By Rob Redmond - February 28, 2009 / http://www.24fightingchickens.com
Being humiliated does not improve you as a person. The experience of humiliation is negative, and while it may serve to provide motivation, it is motivation through fear. Champions do not become champions because they are afraid of being humiliated. They become champions because they have native ability, they practice in an unreasonably obsessive fashion that provides them with feedback, and they believe that they are entitled to win. World champions are not born through humiliation, so why would you seek out humiliation as an experience or believe that it helps you improve?
The belief that humiliation is a positive experience is a rationalization.
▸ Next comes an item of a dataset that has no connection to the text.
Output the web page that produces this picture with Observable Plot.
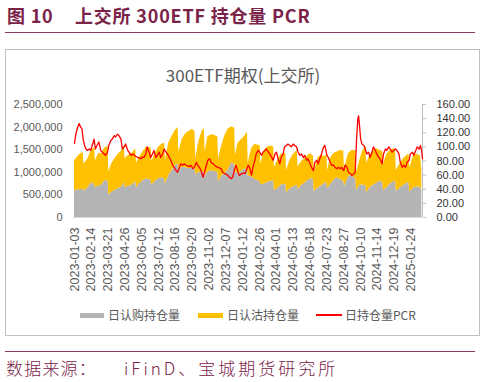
<!DOCTYPE html>
<html><head><meta charset="utf-8">
<script src="https://cdn.jsdelivr.net/npm/d3@7"></script>
<script src="https://cdn.jsdelivr.net/npm/@observablehq/plot@0.6"></script>
<style>
body{margin:0;background:#fff;}
#wrap{position:relative;width:486px;height:382px;overflow:hidden;font-family:"Noto Sans CJK SC","Noto Sans",sans-serif;background:#fff;}
.abs{position:absolute;white-space:nowrap;}
#fig,#ttl{top:4px;font-size:18px;font-weight:700;color:#7b2249;line-height:22px;letter-spacing:0.8px;}
.hr{position:absolute;left:5px;width:470px;height:1px;background:#8c3a63;}
#box{position:absolute;left:5px;top:49px;width:473px;height:285px;border:1px solid #bfbfbf;}
#inner{left:0;width:486px;text-align:center;top:64px;font-size:17px;color:#595959;line-height:22px;}
#chart{position:absolute;left:0;top:90px;}
#chart svg{overflow:visible;}
.lg{font-size:12px;color:#595959;line-height:14px;top:308px;}
.src{top:357px;font-size:17px;font-weight:300;color:#7b2249;line-height:22px;}
</style></head><body>
<div id="wrap">
  <div class="abs" id="fig" style="left:7px">图 10</div>
  <div class="abs" id="ttl" style="left:75px">上交所 300ETF 持仓量 PCR</div>
  <div class="hr" style="top:32px"></div>
  <div id="box"></div>
  <div class="abs" id="inner">300ETF期权(上交所)</div>
  <div id="chart"></div>
  <div class="abs" style="left:80px;top:313px;width:24px;height:5px;background:#b4b4b4"></div>
  <div class="abs lg" style="left:108px">日认购持仓量</div>
  <div class="abs" style="left:198px;top:313px;width:25px;height:5px;background:#ffc000"></div>
  <div class="abs lg" style="left:227px">日认沽持仓量</div>
  <div class="abs" style="left:316px;top:314px;width:26px;height:2px;background:#ff0000"></div>
  <div class="abs lg" style="left:345px">日持仓量PCR</div>
  <div class="hr" style="top:351px"></div>
  <div class="abs src" style="left:6px;letter-spacing:1.2px">数据来源：</div>
  <div class="abs src" style="left:124px;letter-spacing:3px">iFinD、宝城期货研究所</div>
</div>
<script>
// x-axis tick labels (trading-day index -> date)
const tickDays = [0,25,50,75,100,125,150,175,200,225,250,275,300,325,350,375,400,425,450,475,500];
const tickDates = ["2023-01-03","2023-02-14","2023-03-21","2023-04-26","2023-06-05","2023-07-12","2023-08-16","2023-09-20","2023-11-02","2023-12-07","2024-01-12","2024-02-26","2024-04-01","2024-05-13","2024-06-18","2024-07-23","2024-08-27","2024-10-10","2024-11-14","2024-12-19","2025-01-24"];

// open interest (trading-day index)
const days = [0,5,10,13,14,20,25,30,31,36,40,45,50,51,55,60,65,70,74,75,80,85,91,92,97,102,107,114,115,120,125,130,134,135,140,145,150,154,155,160,165,170,175,179,180,185,190,193,194,198,203,208,213,214,218,223,228,233,238,239,243,248,253,257,258,263,268,273,276,277,282,287,292,296,297,302,307,314,315,320,325,331,332,338,344,350,355,356,362,367,372,375,376,380,385,390,395,400,401,407,412,418,419,424,428,433,434,439,444,449,454,458,459,464,469,474,477,478,484,490,494,497,498,504,509,514,516];
const callOI = [600000,610000,620000,630000,580000,660000,770000,730000,650000,700000,710000,820000,800000,490000,560000,600000,640000,670000,780000,660000,690000,710000,800000,660000,750000,820000,860000,820000,720000,800000,860000,880000,860000,740000,930000,1040000,1150000,1190000,1050000,1110000,1100000,1080000,1090000,1100000,950000,1000000,1000000,1000000,920000,1000000,1040000,1020000,1000000,780000,900000,970000,1040000,1200000,1180000,1020000,970000,1020000,1080000,1050000,920000,900000,840000,820000,780000,720000,740000,780000,800000,820000,600000,640000,720000,740000,550000,630000,680000,720000,620000,720000,780000,860000,840000,580000,650000,700000,760000,770000,640000,720000,820000,880000,840000,800000,680000,900000,930000,850000,600000,720000,720000,700000,550000,660000,720000,760000,800000,780000,600000,660000,740000,790000,810000,580000,660000,720000,760000,780000,560000,660000,680000,670000,600000];
const putOI = [650000,740000,800000,800000,600000,640000,720000,820000,600000,720000,700000,720000,780000,520000,620000,700000,760000,800000,820000,640000,680000,700000,720000,540000,600000,640000,700000,720000,520000,620000,700000,740000,780000,520000,720000,760000,780000,800000,400000,620000,750000,820000,860000,800000,350000,700000,920000,970000,530000,780000,790000,800000,780000,520000,650000,830000,910000,800000,800000,350000,680000,700000,720000,840000,280000,620000,780000,780000,800000,460000,740000,780000,780000,740000,500000,640000,680000,680000,490000,630000,720000,760000,500000,530000,550000,550000,520000,420000,680000,670000,590000,610000,400000,580000,590000,570000,640000,670000,400000,510000,550000,630000,400000,550000,740000,880000,650000,720000,760000,760000,680000,680000,590000,740000,740000,730000,690000,460000,540000,600000,610000,620000,540000,720000,720000,690000,450000];

// PCR (trading-day index)
const pcrDays = [0,2,4,7,9,11,13,15,17,19,22,24,27,29,31,34,36,39,42,44,46,49,51,54,56,59,61,64,66,69,71,74,76,79,81,84,87,89,92,94,97,99,101,103,106,108,111,113,116,118,121,123,126,128,131,133,136,138,141,143,146,148,151,153,156,158,161,163,166,168,171,173,176,178,181,183,186,188,191,193,196,198,201,203,206,208,211,213,216,218,220,223,226,228,230,233,235,238,240,243,245,248,251,253,255,258,260,263,265,268,270,273,275,278,280,283,285,288,290,293,295,298,300,302,305,307,310,312,315,317,320,322,325,327,330,332,335,337,340,342,345,347,350,352,355,357,360,362,365,367,370,372,375,377,380,382,385,387,390,392,395,397,400,402,405,407,410,412,415,417,419,421,422,423,425,427,430,432,434,437,439,442,444,447,449,452,454,457,459,462,464,467,469,472,474,477,479,482,484,487,489,492,494,497,499,502,504,507,509,512,514,516,517];
const pcr = [105,118,126,133,128,126,110,102,97,95,97,95,104,111,97,103,107,95,92,90,88,92.5,102,109,111,116,114,118,116,111,97,100,104,95,92.5,88,90,88,86,85,84,83,86,85,90,100,92.5,85,90,95,85,88,92.5,85,90,97,92.5,90,85,81,74,71,66.5,64,71,76,74,76,74,73,72,74,69,71,78,74,70,66.5,57,64,74,81,83,78,76,74,72,71,70,69,64,62,61,59.5,57,55,57,69,74,64,59.5,62,63,62,66,74,71,60,71,81,90,95,92.5,88,92.5,95,97,92.5,90,85,81,90,92.5,85,76,85,90,100,102,104,102,100,104,102,100,92.5,88,90,85,88,81,83,76,71,66.5,78,81,76,85,90,100,102,88,85,78,74,74,71,69,71,69,71,66.5,74,71,64,62,59.5,62,64,110,140,144,135,112,104,102,97,90,92.5,85,92.5,100,95,90,85,83,76,90,97,95,100,97,92.5,95,97,95,90,78,71,74,71,78,81,90,92.5,88,95,100,97,102,92.5,83];

const pcrTicks = [0,20,40,60,80,100,120,140,160];
const yTicks = [0,500000,1000000,1500000,2000000,2500000];
const K = 2500000 / 160; // right axis -> left axis

const CALL = "日认购持仓量", PUT = "日认沽持仓量";
const rows = [];
days.forEach((d, i) => rows.push({day: d, series: CALL, value: callOI[i]}));
days.forEach((d, i) => rows.push({day: d, series: PUT, value: putOI[i]}));
const pcrRows = pcrDays.map((d, i) => ({day: d, pcr: pcr[i]}));

const chart = Plot.plot({
  width: 486, height: 210,
  marginTop: 14, marginBottom: 83, marginLeft: 73, marginRight: 64,
  style: {fontFamily: "'Liberation Sans', Arial, sans-serif", fontSize: "11px", color: "#595959", background: "transparent"},
  x: {domain: [-1.5, 517], axis: null, label: null},
  y: {domain: [0, 2500000], axis: null, label: null},
  color: {domain: [CALL, PUT], range: ["#b4b4b4", "#ffc000"]},
  marks: [
    Plot.areaY(rows, {x: "day", y: "value", fill: "series", order: [CALL, PUT], curve: "linear"}),
    Plot.ruleY([0], {stroke: "#d9d9d9"}),
    Plot.ruleX([517], {stroke: "#bfbfbf"}),
    Plot.lineY(pcrRows, {x: "day", y: d => d.pcr * K, stroke: "#ff0000", strokeWidth: 1.3}),
    Plot.axisY({anchor: "left", label: null, ticks: yTicks, tickSize: 0, tickPadding: 11, tickFormat: d3.format(","), fontSize: 11, fill: "#595959"}),
    Plot.axisY({anchor: "right", label: null, ticks: pcrTicks.map(t => t * K), tickSize: 3, tickPadding: 11, stroke: "#bfbfbf",
      tickFormat: d => (d / K).toFixed(2), fontSize: 11, fill: "#333333"}),
    Plot.axisX({label: null, ticks: tickDays, tickRotate: -90, tickSize: 0, tickPadding: 10,
      tickFormat: d => tickDates[tickDays.indexOf(d)], fontSize: 12.5, fill: "#595959"})
  ]
});
document.getElementById("chart").appendChild(chart);
</script>
</body></html>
A rationalization is any attempt by a person to justify a choice by creating an illogical excuse to continue.
Examples of rationalizations are rampant:
- The Dojo Kun does no harm, so let’s use it.
- I probably couldn’t find a job elsewhere, so I’ll just stay here and suffer.
- No one else would love me, so I will not leave my abuser.
- I don’t trust government, the government doesn’t like heroine, so heroin must be good for you.
Rationalization is a powerful human function that we all engage in regularly. It is a combination of denial, the willful refusal to acknowledge obvious and observable facts and evidence, and justification. Just because something does no harm does not mean that it is productive to use. You don’t know what would happen if you searched for new employment. Assuming others will never love you is no reason to remain in a relationship where there is no love and you are in danger. The government is never justification for anything other than ensuring accurate reporting of taxes.